PROBLEM TO SOLVE: Restate word for word the lines that begin the listing and end with the line holding "import math".
--- GIVEN INFORMATION ---
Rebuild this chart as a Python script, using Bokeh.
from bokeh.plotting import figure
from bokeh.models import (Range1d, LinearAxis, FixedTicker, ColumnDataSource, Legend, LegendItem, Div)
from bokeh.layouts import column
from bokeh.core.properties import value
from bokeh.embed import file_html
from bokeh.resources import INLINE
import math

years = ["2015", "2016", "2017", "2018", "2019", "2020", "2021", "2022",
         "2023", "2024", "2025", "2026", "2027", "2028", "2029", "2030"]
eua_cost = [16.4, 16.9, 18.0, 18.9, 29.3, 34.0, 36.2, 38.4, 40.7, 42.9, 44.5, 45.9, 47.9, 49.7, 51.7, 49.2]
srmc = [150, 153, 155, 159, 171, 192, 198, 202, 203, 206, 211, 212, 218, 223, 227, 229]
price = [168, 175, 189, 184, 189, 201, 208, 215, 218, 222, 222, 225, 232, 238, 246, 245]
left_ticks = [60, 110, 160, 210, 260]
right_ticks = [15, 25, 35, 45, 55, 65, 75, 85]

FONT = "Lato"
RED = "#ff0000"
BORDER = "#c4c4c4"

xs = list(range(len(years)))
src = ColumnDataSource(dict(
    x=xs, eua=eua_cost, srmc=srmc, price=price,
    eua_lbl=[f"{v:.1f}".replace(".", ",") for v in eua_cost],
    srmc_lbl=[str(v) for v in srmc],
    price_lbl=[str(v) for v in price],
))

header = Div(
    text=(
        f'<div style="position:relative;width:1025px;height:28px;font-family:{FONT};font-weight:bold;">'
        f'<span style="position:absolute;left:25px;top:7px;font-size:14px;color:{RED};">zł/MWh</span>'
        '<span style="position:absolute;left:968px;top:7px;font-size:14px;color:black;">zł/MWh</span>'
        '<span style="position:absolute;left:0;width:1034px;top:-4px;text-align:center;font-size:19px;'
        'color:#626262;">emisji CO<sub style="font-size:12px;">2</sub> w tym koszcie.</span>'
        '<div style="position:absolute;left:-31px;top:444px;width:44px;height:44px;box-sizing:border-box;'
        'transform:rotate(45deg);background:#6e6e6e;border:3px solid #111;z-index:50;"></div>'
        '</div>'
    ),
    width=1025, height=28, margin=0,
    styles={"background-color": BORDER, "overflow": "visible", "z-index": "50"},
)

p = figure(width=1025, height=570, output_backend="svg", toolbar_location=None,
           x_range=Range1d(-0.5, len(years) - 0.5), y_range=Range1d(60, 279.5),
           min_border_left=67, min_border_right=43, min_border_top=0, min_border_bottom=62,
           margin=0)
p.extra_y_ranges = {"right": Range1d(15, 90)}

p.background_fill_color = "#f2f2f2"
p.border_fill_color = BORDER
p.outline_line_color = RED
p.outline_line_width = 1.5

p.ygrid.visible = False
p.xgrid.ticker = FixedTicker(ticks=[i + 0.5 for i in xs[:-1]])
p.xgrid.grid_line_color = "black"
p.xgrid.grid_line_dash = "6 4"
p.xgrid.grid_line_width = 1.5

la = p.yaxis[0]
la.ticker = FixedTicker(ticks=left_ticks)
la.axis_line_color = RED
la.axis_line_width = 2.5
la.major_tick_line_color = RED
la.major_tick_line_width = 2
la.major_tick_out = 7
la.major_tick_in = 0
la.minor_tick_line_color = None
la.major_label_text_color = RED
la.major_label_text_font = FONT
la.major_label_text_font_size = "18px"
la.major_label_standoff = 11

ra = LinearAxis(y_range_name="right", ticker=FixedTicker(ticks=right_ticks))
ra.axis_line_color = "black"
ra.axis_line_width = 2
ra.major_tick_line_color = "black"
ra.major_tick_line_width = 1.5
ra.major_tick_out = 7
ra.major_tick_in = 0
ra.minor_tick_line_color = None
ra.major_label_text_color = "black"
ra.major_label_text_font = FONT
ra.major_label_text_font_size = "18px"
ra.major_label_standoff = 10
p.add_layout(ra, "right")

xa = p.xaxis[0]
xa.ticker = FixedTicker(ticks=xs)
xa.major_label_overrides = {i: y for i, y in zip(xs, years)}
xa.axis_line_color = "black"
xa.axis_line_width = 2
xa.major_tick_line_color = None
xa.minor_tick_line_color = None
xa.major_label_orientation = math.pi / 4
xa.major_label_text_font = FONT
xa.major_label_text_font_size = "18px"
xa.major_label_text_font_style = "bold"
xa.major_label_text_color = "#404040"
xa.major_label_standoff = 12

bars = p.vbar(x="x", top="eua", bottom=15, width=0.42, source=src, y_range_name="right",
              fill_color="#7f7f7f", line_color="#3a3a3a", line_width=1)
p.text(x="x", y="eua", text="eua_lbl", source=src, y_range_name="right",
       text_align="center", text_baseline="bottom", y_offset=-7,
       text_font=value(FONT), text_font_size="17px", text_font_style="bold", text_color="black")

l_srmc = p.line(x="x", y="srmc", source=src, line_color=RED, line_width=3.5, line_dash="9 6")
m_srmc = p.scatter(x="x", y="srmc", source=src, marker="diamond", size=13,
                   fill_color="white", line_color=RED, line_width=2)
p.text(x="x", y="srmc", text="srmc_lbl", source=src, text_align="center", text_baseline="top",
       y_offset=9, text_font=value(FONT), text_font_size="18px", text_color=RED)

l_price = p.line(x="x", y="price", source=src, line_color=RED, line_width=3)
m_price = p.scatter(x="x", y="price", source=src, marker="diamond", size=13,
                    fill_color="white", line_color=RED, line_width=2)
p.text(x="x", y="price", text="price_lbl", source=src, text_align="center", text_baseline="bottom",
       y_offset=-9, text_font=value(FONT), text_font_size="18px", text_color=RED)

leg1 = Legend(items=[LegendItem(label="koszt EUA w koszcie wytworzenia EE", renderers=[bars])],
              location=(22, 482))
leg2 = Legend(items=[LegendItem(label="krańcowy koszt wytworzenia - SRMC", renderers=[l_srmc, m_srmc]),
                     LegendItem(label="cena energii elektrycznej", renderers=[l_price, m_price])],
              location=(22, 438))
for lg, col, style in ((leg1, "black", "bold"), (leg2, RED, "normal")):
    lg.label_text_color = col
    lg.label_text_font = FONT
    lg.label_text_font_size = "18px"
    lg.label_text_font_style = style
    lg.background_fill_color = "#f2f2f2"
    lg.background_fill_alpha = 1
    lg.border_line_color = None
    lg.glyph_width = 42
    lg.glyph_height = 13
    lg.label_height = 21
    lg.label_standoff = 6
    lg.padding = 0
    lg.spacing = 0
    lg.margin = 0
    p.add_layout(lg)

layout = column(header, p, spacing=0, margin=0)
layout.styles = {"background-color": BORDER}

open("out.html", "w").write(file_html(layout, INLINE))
---
RESPONSE FOR THIS EXERCISE:
Rebuild this chart as a Python script, using Bokeh.
from bokeh.plotting import figure
from bokeh.models import (Range1d, LinearAxis, FixedTicker, ColumnDataSource, Legend, LegendItem, Div)
from bokeh.layouts import column
from bokeh.core.properties import value
from bokeh.embed import file_html
from bokeh.resources import INLINE
import math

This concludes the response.